+++ Supplied material +++

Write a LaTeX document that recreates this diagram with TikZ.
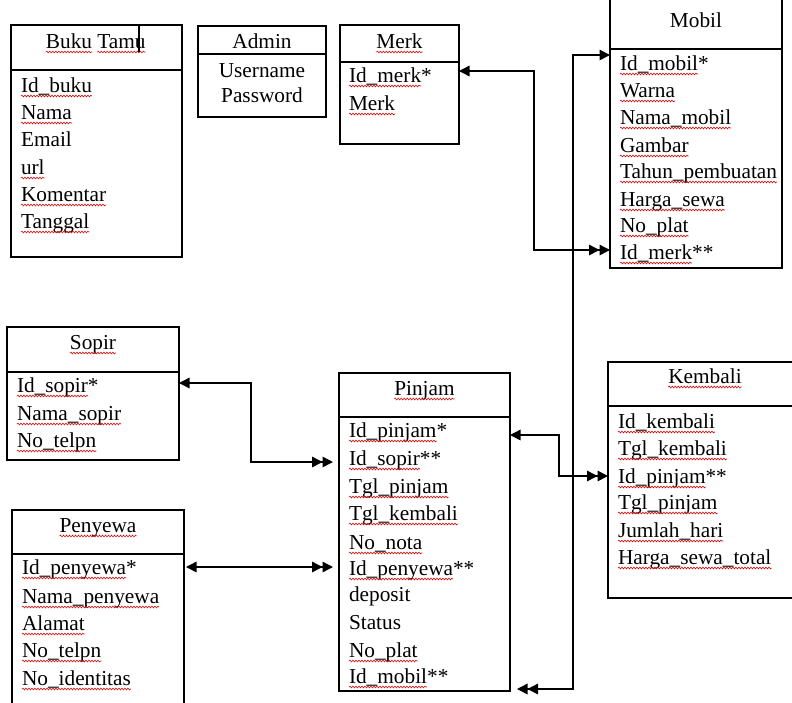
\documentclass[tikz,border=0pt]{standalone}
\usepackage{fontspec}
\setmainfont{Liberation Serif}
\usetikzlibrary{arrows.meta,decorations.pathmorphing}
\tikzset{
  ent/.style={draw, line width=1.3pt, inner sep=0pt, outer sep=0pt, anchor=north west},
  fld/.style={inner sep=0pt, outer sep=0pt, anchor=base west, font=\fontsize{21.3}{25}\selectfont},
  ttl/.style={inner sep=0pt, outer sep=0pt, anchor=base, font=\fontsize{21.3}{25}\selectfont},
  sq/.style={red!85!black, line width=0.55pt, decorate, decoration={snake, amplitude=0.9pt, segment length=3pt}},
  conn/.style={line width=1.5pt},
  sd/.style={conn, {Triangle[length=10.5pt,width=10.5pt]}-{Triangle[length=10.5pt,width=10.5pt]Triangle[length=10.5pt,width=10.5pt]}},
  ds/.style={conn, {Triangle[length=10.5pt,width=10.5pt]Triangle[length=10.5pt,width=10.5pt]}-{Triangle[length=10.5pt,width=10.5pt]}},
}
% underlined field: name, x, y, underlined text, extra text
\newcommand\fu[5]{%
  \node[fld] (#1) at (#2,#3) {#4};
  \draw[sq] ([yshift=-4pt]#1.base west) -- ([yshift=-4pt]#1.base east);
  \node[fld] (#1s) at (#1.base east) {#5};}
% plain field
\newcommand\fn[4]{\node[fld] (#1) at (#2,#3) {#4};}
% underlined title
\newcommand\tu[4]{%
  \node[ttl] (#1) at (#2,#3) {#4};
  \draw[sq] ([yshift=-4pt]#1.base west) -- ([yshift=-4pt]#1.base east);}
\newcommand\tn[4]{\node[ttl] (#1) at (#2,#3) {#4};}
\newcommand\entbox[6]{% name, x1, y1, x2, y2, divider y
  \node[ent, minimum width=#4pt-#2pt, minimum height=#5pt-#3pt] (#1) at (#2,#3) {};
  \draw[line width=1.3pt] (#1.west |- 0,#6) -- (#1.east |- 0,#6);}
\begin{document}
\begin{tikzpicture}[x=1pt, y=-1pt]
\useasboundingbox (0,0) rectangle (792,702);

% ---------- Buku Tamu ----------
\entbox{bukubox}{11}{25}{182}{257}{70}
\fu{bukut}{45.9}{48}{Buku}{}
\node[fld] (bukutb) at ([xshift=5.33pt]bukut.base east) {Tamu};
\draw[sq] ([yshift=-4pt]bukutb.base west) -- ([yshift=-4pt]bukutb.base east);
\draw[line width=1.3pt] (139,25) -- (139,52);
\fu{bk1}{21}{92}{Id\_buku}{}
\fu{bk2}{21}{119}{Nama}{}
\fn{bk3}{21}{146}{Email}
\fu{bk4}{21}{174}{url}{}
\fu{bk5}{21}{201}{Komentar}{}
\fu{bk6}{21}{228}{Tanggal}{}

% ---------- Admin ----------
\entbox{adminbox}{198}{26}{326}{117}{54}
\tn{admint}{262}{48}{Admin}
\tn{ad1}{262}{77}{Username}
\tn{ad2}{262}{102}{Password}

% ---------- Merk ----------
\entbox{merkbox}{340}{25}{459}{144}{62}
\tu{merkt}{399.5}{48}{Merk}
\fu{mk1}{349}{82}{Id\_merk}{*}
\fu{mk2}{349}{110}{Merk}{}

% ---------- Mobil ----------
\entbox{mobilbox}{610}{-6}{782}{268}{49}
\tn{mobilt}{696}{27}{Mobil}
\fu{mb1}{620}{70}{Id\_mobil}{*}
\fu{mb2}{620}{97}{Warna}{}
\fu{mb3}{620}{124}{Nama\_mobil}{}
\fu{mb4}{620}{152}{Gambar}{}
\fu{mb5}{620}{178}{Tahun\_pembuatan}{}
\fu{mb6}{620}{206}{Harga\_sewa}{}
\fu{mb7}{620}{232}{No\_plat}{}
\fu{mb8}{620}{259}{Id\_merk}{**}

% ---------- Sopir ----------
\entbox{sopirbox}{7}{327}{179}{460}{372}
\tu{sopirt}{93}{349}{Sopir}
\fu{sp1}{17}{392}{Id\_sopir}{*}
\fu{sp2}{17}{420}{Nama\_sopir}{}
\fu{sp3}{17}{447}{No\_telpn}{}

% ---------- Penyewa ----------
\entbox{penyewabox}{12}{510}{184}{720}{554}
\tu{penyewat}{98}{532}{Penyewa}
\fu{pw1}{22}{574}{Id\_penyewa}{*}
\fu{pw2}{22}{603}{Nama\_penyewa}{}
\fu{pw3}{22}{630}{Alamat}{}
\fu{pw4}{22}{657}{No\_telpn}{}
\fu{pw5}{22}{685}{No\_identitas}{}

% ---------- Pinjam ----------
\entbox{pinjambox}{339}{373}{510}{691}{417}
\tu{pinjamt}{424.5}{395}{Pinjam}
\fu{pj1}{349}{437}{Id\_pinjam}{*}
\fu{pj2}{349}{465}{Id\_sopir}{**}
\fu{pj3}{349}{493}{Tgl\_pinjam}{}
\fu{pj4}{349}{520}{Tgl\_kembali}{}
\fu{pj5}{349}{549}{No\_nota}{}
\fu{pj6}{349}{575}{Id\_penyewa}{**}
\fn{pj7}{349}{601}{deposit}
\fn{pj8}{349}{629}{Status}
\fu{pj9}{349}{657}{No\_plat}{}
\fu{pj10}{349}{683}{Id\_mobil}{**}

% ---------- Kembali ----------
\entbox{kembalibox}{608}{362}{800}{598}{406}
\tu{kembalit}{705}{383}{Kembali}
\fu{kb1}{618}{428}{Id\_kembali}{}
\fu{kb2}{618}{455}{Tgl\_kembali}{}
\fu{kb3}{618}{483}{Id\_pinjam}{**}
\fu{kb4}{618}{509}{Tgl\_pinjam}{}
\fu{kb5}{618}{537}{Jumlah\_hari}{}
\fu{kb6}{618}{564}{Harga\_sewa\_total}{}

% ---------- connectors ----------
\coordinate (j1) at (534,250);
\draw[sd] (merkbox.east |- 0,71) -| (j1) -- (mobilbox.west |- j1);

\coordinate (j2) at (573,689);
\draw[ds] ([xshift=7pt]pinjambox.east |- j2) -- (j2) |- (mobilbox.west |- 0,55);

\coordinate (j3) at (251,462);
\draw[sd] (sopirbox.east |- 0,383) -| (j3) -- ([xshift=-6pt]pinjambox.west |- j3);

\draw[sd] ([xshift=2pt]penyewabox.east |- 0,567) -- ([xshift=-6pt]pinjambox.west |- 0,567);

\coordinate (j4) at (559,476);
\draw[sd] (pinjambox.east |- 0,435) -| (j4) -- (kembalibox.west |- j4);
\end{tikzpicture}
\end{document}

+++

Make an exact copy of the data, leaving its pictures out.

Write a LaTeX document that recreates this diagram with TikZ.
\documentclass[tikz,border=0pt]{standalone}
\usepackage{fontspec}
\setmainfont{Liberation Serif}
\usetikzlibrary{arrows.meta,decorations.pathmorphing}
\tikzset{
  ent/.style={draw, line width=1.3pt, inner sep=0pt, outer sep=0pt, anchor=north west},
  fld/.style={inner sep=0pt, outer sep=0pt, anchor=base west, font=\fontsize{21.3}{25}\selectfont},
  ttl/.style={inner sep=0pt, outer sep=0pt, anchor=base, font=\fontsize{21.3}{25}\selectfont},
  sq/.style={red!85!black, line width=0.55pt, decorate, decoration={snake, amplitude=0.9pt, segment length=3pt}},
  conn/.style={line width=1.5pt},
  sd/.style={conn, {Triangle[length=10.5pt,width=10.5pt]}-{Triangle[length=10.5pt,width=10.5pt]Triangle[length=10.5pt,width=10.5pt]}},
  ds/.style={conn, {Triangle[length=10.5pt,width=10.5pt]Triangle[length=10.5pt,width=10.5pt]}-{Triangle[length=10.5pt,width=10.5pt]}},
}
% underlined field: name, x, y, underlined text, extra text
\newcommand\fu[5]{%
  \node[fld] (#1) at (#2,#3) {#4};
  \draw[sq] ([yshift=-4pt]#1.base west) -- ([yshift=-4pt]#1.base east);
  \node[fld] (#1s) at (#1.base east) {#5};}
% plain field
\newcommand\fn[4]{\node[fld] (#1) at (#2,#3) {#4};}
% underlined title
\newcommand\tu[4]{%
  \node[ttl] (#1) at (#2,#3) {#4};
  \draw[sq] ([yshift=-4pt]#1.base west) -- ([yshift=-4pt]#1.base east);}
\newcommand\tn[4]{\node[ttl] (#1) at (#2,#3) {#4};}
\newcommand\entbox[6]{% name, x1, y1, x2, y2, divider y
  \node[ent, minimum width=#4pt-#2pt, minimum height=#5pt-#3pt] (#1) at (#2,#3) {};
  \draw[line width=1.3pt] (#1.west |- 0,#6) -- (#1.east |- 0,#6);}
\begin{document}
\begin{tikzpicture}[x=1pt, y=-1pt]
\useasboundingbox (0,0) rectangle (792,702);

% ---------- Buku Tamu ----------
\entbox{bukubox}{11}{25}{182}{257}{70}
\fu{bukut}{45.9}{48}{Buku}{}
\node[fld] (bukutb) at ([xshift=5.33pt]bukut.base east) {Tamu};
\draw[sq] ([yshift=-4pt]bukutb.base west) -- ([yshift=-4pt]bukutb.base east);
\draw[line width=1.3pt] (139,25) -- (139,52);
\fu{bk1}{21}{92}{Id\_buku}{}
\fu{bk2}{21}{119}{Nama}{}
\fn{bk3}{21}{146}{Email}
\fu{bk4}{21}{174}{url}{}
\fu{bk5}{21}{201}{Komentar}{}
\fu{bk6}{21}{228}{Tanggal}{}

% ---------- Admin ----------
\entbox{adminbox}{198}{26}{326}{117}{54}
\tn{admint}{262}{48}{Admin}
\tn{ad1}{262}{77}{Username}
\tn{ad2}{262}{102}{Password}

% ---------- Merk ----------
\entbox{merkbox}{340}{25}{459}{144}{62}
\tu{merkt}{399.5}{48}{Merk}
\fu{mk1}{349}{82}{Id\_merk}{*}
\fu{mk2}{349}{110}{Merk}{}

% ---------- Mobil ----------
\entbox{mobilbox}{610}{-6}{782}{268}{49}
\tn{mobilt}{696}{27}{Mobil}
\fu{mb1}{620}{70}{Id\_mobil}{*}
\fu{mb2}{620}{97}{Warna}{}
\fu{mb3}{620}{124}{Nama\_mobil}{}
\fu{mb4}{620}{152}{Gambar}{}
\fu{mb5}{620}{178}{Tahun\_pembuatan}{}
\fu{mb6}{620}{206}{Harga\_sewa}{}
\fu{mb7}{620}{232}{No\_plat}{}
\fu{mb8}{620}{259}{Id\_merk}{**}

% ---------- Sopir ----------
\entbox{sopirbox}{7}{327}{179}{460}{372}
\tu{sopirt}{93}{349}{Sopir}
\fu{sp1}{17}{392}{Id\_sopir}{*}
\fu{sp2}{17}{420}{Nama\_sopir}{}
\fu{sp3}{17}{447}{No\_telpn}{}

% ---------- Penyewa ----------
\entbox{penyewabox}{12}{510}{184}{720}{554}
\tu{penyewat}{98}{532}{Penyewa}
\fu{pw1}{22}{574}{Id\_penyewa}{*}
\fu{pw2}{22}{603}{Nama\_penyewa}{}
\fu{pw3}{22}{630}{Alamat}{}
\fu{pw4}{22}{657}{No\_telpn}{}
\fu{pw5}{22}{685}{No\_identitas}{}

% ---------- Pinjam ----------
\entbox{pinjambox}{339}{373}{510}{691}{417}
\tu{pinjamt}{424.5}{395}{Pinjam}
\fu{pj1}{349}{437}{Id\_pinjam}{*}
\fu{pj2}{349}{465}{Id\_sopir}{**}
\fu{pj3}{349}{493}{Tgl\_pinjam}{}
\fu{pj4}{349}{520}{Tgl\_kembali}{}
\fu{pj5}{349}{549}{No\_nota}{}
\fu{pj6}{349}{575}{Id\_penyewa}{**}
\fn{pj7}{349}{601}{deposit}
\fn{pj8}{349}{629}{Status}
\fu{pj9}{349}{657}{No\_plat}{}
\fu{pj10}{349}{683}{Id\_mobil}{**}

% ---------- Kembali ----------
\entbox{kembalibox}{608}{362}{800}{598}{406}
\tu{kembalit}{705}{383}{Kembali}
\fu{kb1}{618}{428}{Id\_kembali}{}
\fu{kb2}{618}{455}{Tgl\_kembali}{}
\fu{kb3}{618}{483}{Id\_pinjam}{**}
\fu{kb4}{618}{509}{Tgl\_pinjam}{}
\fu{kb5}{618}{537}{Jumlah\_hari}{}
\fu{kb6}{618}{564}{Harga\_sewa\_total}{}

% ---------- connectors ----------
\coordinate (j1) at (534,250);
\draw[sd] (merkbox.east |- 0,71) -| (j1) -- (mobilbox.west |- j1);

\coordinate (j2) at (573,689);
\draw[ds] ([xshift=7pt]pinjambox.east |- j2) -- (j2) |- (mobilbox.west |- 0,55);

\coordinate (j3) at (251,462);
\draw[sd] (sopirbox.east |- 0,383) -| (j3) -- ([xshift=-6pt]pinjambox.west |- j3);

\draw[sd] ([xshift=2pt]penyewabox.east |- 0,567) -- ([xshift=-6pt]pinjambox.west |- 0,567);

\coordinate (j4) at (559,476);
\draw[sd] (pinjambox.east |- 0,435) -| (j4) -- (kembalibox.west |- j4);
\end{tikzpicture}
\end{document}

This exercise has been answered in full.